In all cases, a person claiming benefits early needs to fill the income gap. The most effective way to do so is to create and rely on bridge assets. Bridge assets can be classified as resources, savings, investments, or strategies, which will act as income substitutes. Therefore, allowing a person to actively enjoy retirement and fulfill all requirements until claiming the Social Security money.

Some bridge assets which can help delay the withdrawals are:

Human capital: As a form of bridge asset strategy, a retiree can take up a part-time job to support the lifestyle. This allows income at hand and also keeps one engaged.

Additional income: A person can rely on rentals, patent earnings, and other sources of passive income to be financially secured in retirement until the maximization of Social Security benefits.

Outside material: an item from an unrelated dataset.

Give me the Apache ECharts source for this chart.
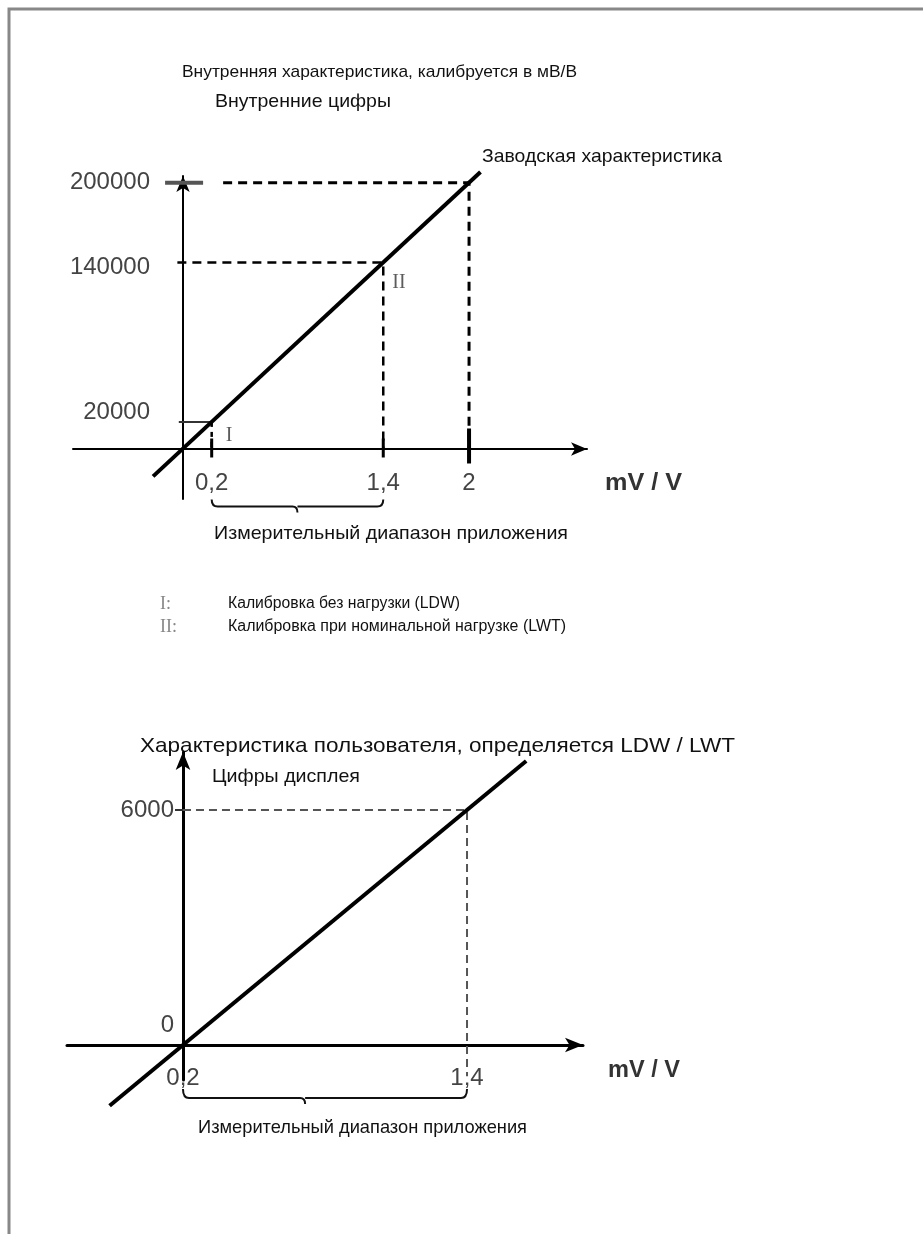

Investments: Investments are considered the primary bridge assets that can successfully bear significant expenses in retirement. It would be wise to consider the options mentioned below to ensure that investments are fruitful:

  1. Choose a combination of cash deposits (CDs), bonds or multi-year guarantee annuities depending on interests.
  2. Opt for pension funds, annuities or a TIPS ladder that guarantee a certain income.
  3. Select immediate annuities, deferred annuities, or period annuities.
  4. Get secure exposure through preferred stocks, dividend stocks, convertible bonds, Real Estate Investment Trusts (REITs), etc.
  5. Bank on traditional IRAs or Roth IRAs.
  6. Secure other uncorrelated assets such as insurance with cash value, reverse mortgages, cash reserves, etc.

To sum it up

The Social Security benefit is generally not considered sufficient for supporting a comfortable retirement. However, if adjusted with financially prudent strategies such as bridge payments, retirees can make more of this source of income in their after-work years. Delaying Social Security payments increases the overall income for retirement. Not just that, it also adjusts the earnings for cost-of-living for the future. Overall, it is the most-efficient way to maximize and optimize benefits. To ensure optimal utilization of the strategy, consulting professional Financial Advisors can be a good option.